2. Education on law and technology

Most of our current, and nearly all of our potential digital library patrons are ignorant of copyright law, contract law, and the social issues we outlined above. We need to find ways to educate these populations so they can make informed decisions. This includes information for content creators and providers as well as for content users.

3. Can a sufficiently rich database about users support mechanical access?

Clauses in contracts (e.g. "You can display this document for educational purposes") are not computable and hence not automatically enforceable. While one might find practical approximations for circumscribed domains (e.g., limiting access to a fixed set of users operating at certain places, etc.), this is unlikely to scale. A single individual might want to access a document under different terms and conditions, say sometimes as a law student, sometimes as an intern in a law firm. A useful direction might be to develop a more sophisticated "user metadata" infrastructure, in which user roles are assigned from a (multiple) hierarchy of user authorization classes. Purposes may then be derived from the interaction between the authorization classes and the desired use. Institutions acting as user metadata authorities could perform a number of useful functions: from assigning and guaranteeing user roles, to protecting user privacy, to delegation of subordinate authority.

To develop such a database raises issues of scaling, as the number of users (and the number of separate domains from which it is drawn) grows. Even within a single domain (such as a university library's user database) the constant updating of user information may be difficult, and these difficulties may be compounded by scale (as when, for example, attempts are made to represent the users of all university libraries in a region or country). To the extent that user databases representing different domains are managed differently for updating purposes, the scope of the problem grows still further. There are also considerable privacy issues to address.

Conclusion

The diversity of backgrounds brought each of us perspectives we did not have in our home communities. Further progress requires more interdisciplinary work. In the digital library community, librarians and computer scientists have begun to learn to work together, but now we know that we will have to enlarge that circle considerably.

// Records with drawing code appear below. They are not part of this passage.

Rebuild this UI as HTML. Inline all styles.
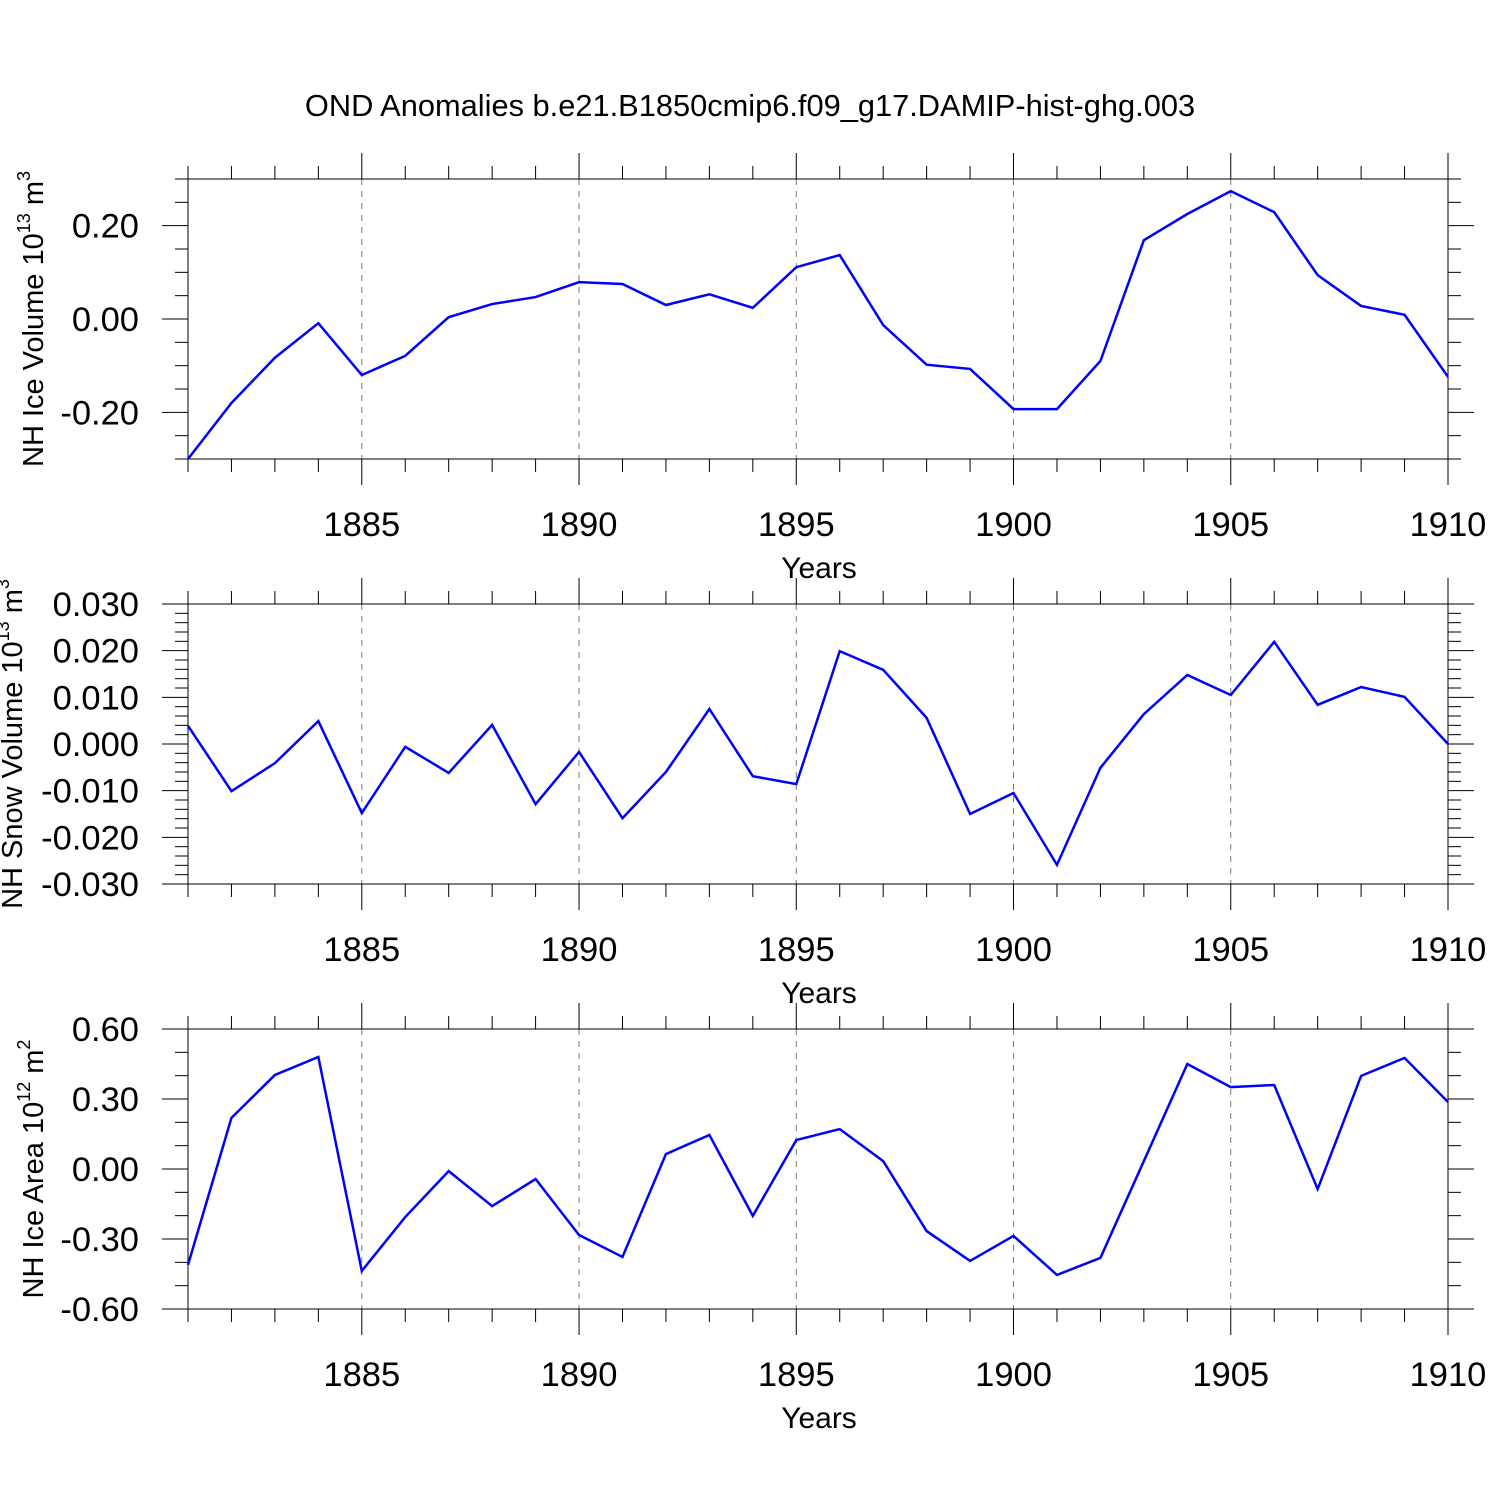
<!DOCTYPE html>
<html><head><meta charset="utf-8"><style>
html,body{margin:0;padding:0;background:#fff;}
svg{display:block;font-family:"Liberation Sans",sans-serif;}
</style></head><body>
<svg id="chart" width="1500" height="1500" viewBox="0 0 1500 1500" xmlns="http://www.w3.org/2000/svg">
<text x="750" y="116" text-anchor="middle" font-size="30.8">OND Anomalies b.e21.B1850cmip6.f09_g17.DAMIP-hist-ghg.003</text>
</svg>
<script>
const years = [1881,1882,1883,1884,1885,1886,1887,1888,1889,1890,1891,1892,1893,1894,1895,1896,1897,1898,1899,1900,1901,1902,1903,1904,1905,1906,1907,1908,1909,1910];
const iceVolume = [-0.30,-0.18,-0.083,-0.009,-0.12,-0.079,0.004,0.032,0.047,0.079,0.075,0.030,0.053,0.024,0.111,0.137,-0.013,-0.098,-0.107,-0.193,-0.193,-0.090,0.169,0.225,0.274,0.229,0.094,0.028,0.009,-0.124];
const snowVolume = [0.0039,-0.0101,-0.0041,0.0049,-0.0148,-0.0006,-0.0062,0.0041,-0.0129,-0.0017,-0.0159,-0.006,0.0075,-0.0069,-0.0086,0.0199,0.0159,0.0056,-0.015,-0.0105,-0.0259,-0.0051,0.0064,0.0148,0.0105,0.0219,0.0084,0.0122,0.0101,0.0];
const iceArea = [-0.411,0.219,0.403,0.48,-0.437,-0.206,-0.009,-0.159,-0.043,-0.283,-0.377,0.064,0.146,-0.201,0.124,0.171,0.034,-0.266,-0.394,-0.287,-0.454,-0.381,0.034,0.45,0.351,0.36,-0.086,0.399,0.476,0.287];
const xTickLabels = ["1885","1890","1895","1900","1905","1910"];
const iceVolumeTicks = ["0.20","0.00","-0.20"];
const snowVolumeTicks = ["0.030","0.020","0.010","0.000","-0.010","-0.020","-0.030"];
const iceAreaTicks = ["0.60","0.30","0.00","-0.30","-0.60"];

const svg = document.getElementById('chart');
const NS = 'http://www.w3.org/2000/svg';
function mk(tag, attrs, parent){const e=document.createElementNS(NS,tag);for(const k in attrs)e.setAttribute(k,attrs[k]);(parent||svg).appendChild(e);return e;}
const X0=188,X1=1448,YR0=1881,YR1=1910;
const xs = v => X0+(v-YR0)/(YR1-YR0)*(X1-X0);

function panel(name, top, ymin, ymax, minorStep, tickLabels, values, titleParts, titleX){
  const bot=top+280;
  const ys = v => bot-(v-ymin)/(ymax-ymin)*(bot-top);
  const g=mk('g',{});
  
  
  for(let y=1885;y<=1905;y+=5){
    const l=mk('line',{x1:xs(y),x2:xs(y),y1:top,y2:bot,stroke:'#777','stroke-width':1,'stroke-dasharray':'6,6'},g);
    
    
  }
  for(let y=YR0;y<=YR1;y++){
    const major=(y%5===0);const len=major?26:13;
    mk('line',{x1:xs(y),x2:xs(y),y1:top-len,y2:top,stroke:'#000','stroke-width':1},g);
    mk('line',{x1:xs(y),x2:xs(y),y1:bot,y2:bot+len,stroke:'#000','stroke-width':1},g);
  }
  const majorVals=tickLabels.map(Number);
  const n=Math.round((ymax-ymin)/minorStep);
  for(let i=0;i<=n;i++){
    const v=ymin+i*minorStep;
    const major=majorVals.some(m=>Math.abs(m-v)<minorStep*0.01);
    const len=major?26:13;
    mk('line',{x1:X0-len,x2:X0,y1:ys(v),y2:ys(v),stroke:'#000','stroke-width':1},g);
    mk('line',{x1:X1,x2:X1+len,y1:ys(v),y2:ys(v),stroke:'#000','stroke-width':1},g);
  }
  tickLabels.forEach(t=>{
    const el=mk('text',{x:139,y:ys(+t)+12,'text-anchor':'end','font-size':34.5},g);
    el.textContent=t;
    
    
  });
  xTickLabels.forEach(t=>{
    const el=mk('text',{x:xs(+t),y:bot+77,'text-anchor':'middle','font-size':34.5},g);
    el.textContent=t;
    
    
  });
  const xt=mk('text',{x:819,y:bot+119,'text-anchor':'middle','font-size':30},g);
  xt.textContent='Years';
  
  
  const fr=mk('rect',{x:X0,y:top,width:X1-X0,height:bot-top,fill:'none',stroke:'#000','stroke-width':1},g);
  
  
  const pts=values.map((v,i)=>xs(years[i])+','+ys(v)).join(' ');
  const pl=mk('polyline',{points:pts,fill:'none',stroke:'#0000ff','stroke-width':2.5,'stroke-linejoin':'miter'},g);
  
  
  const cy=(top+bot)/2;
  const yt=mk('text',{transform:`translate(${titleX},${cy}) rotate(-90)`,'text-anchor':'middle','font-size':29},g);
  
  
  const a=mk('tspan',{},yt);a.textContent=titleParts[0];
  const b=mk('tspan',{dy:-13,'font-size':18},yt);b.textContent=titleParts[1];
  const c=mk('tspan',{dy:13},yt);c.textContent=' m';
  const d=mk('tspan',{dy:-13,'font-size':18},yt);d.textContent=titleParts[2];
}
panel('ice-volume',179,-0.3,0.3,0.05,iceVolumeTicks,iceVolume,['NH Ice Volume 10','13','3'],43);
panel('snow-volume',604,-0.03,0.03,0.002,snowVolumeTicks,snowVolume,['NH Snow Volume 10','13','3'],22);
panel('ice-area',1029,-0.6,0.6,0.1,iceAreaTicks,iceArea,['NH Ice Area 10','12','2'],43);
</script>
</body></html>
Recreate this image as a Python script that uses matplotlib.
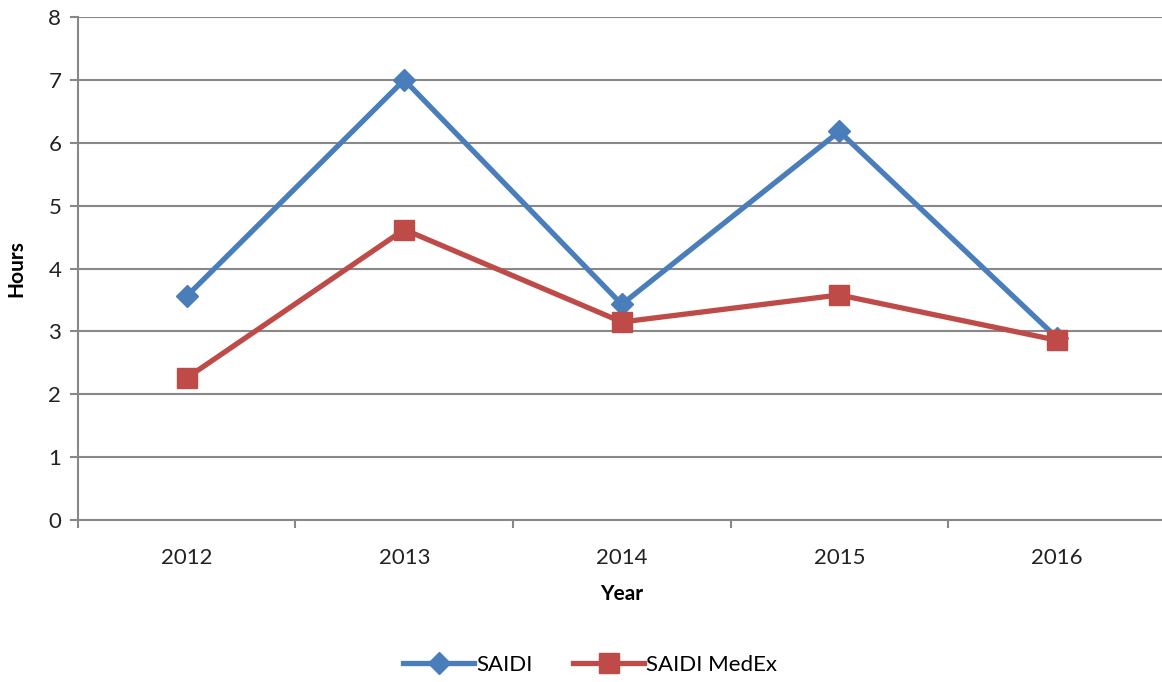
import matplotlib
matplotlib.use("Agg")
import matplotlib.pyplot as plt
import numpy as np

YEARS = ["2012", "2013", "2014", "2015", "2016"]
SAIDI = [3.56, 7.0, 3.43, 6.18, 2.9]
SAIDI_MEDEX = [2.26, 4.62, 3.15, 3.58, 2.86]

BLUE = "#4A7EBB"
RED = "#BE4B48"
GRID = "#888888"

plt.rcParams["font.family"] = ["Lato", "DejaVu Sans"]

fig = plt.figure(figsize=(11.62, 6.82), dpi=100)
ax = fig.add_axes([0.0671, 0.2375, 0.936, 0.7375])

x = np.arange(len(YEARS))
ax.plot(x, SAIDI, color=BLUE, linewidth=3.8, marker="D", markersize=11,
        label="SAIDI", zorder=3)
ax.plot(x, SAIDI_MEDEX, color=RED, linewidth=3.8, marker="s", markersize=14,
        label="SAIDI MedEx", zorder=4)

ax.set_xlim(-0.5, len(YEARS) - 0.5)
ax.set_ylim(0, 8)
ax.set_yticks(range(0, 9))
ax.yaxis.grid(True, color=GRID, linewidth=1.5)
ax.set_axisbelow(True)

ax.set_xticks(x)
ax.set_xticklabels(YEARS, fontsize=16, color="#222222")
ax.set_xticks(np.arange(-0.5, len(YEARS)), minor=True)
ax.tick_params(axis="x", which="major", length=0, pad=20)
ax.tick_params(axis="x", which="minor", length=6, width=1.5, color=GRID)
ax.tick_params(axis="y", length=6, width=1.5, color=GRID, labelsize=16,
               labelcolor="#222222", pad=6)

for sp in ("top", "right"):
    ax.spines[sp].set_visible(False)
for sp in ("left", "bottom"):
    ax.spines[sp].set_color(GRID)
    ax.spines[sp].set_linewidth(1.5)

ax.set_xlabel("Year", fontsize=15, fontweight="bold", labelpad=12)
ax.set_ylabel("Hours", fontsize=15, fontweight="bold", labelpad=16)

fig.legend(loc="center", bbox_to_anchor=(0.508, 0.025), ncol=2, frameon=False,
           fontsize=16, handlelength=3.2, columnspacing=1.8, handletextpad=0.1)

fig.savefig("out.png", dpi=100)
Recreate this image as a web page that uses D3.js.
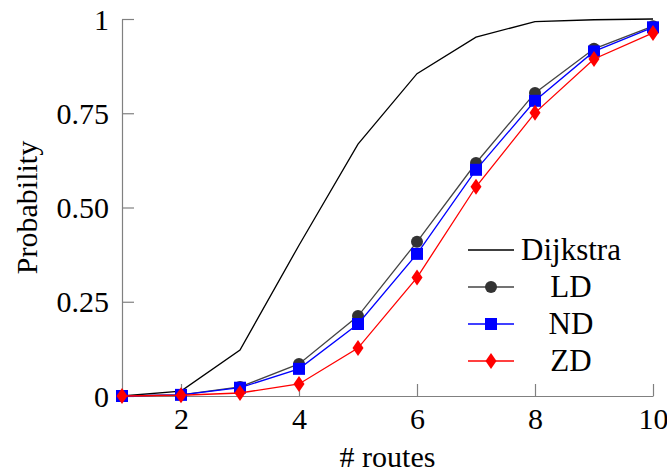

The final workshop report, which includes reports from our four breakout groups, was published as part of the NSF-DARPA-NASA Digital Libraries Initiative Workshop Publication Series. It is available in hard copy from the Digital Libraries Initiative Publications Workshop Series at the University of Illinois at Urbana-Champaign, or from the Terms and Conditions home page. We will continue to update this page as a reference source for ongoing work on the technologies of terms and conditions.

Acknowledgements

We thank Steven M. Griffin and our advisory board (Carl Lagoze, David Millman, and William Y. Arms) for guidance in planning and executing the workshop, the participants for attending, Deborah Wolfe for transcriptions, and the Information Technology and Organizations Program in the Division of Information, Robotics and Intelligent Systems of the Directorate for Computer and Information Science and Engineering of the National Science Foundation for its sponsorship The opinions expressed herein are those of the authors alone, not the government.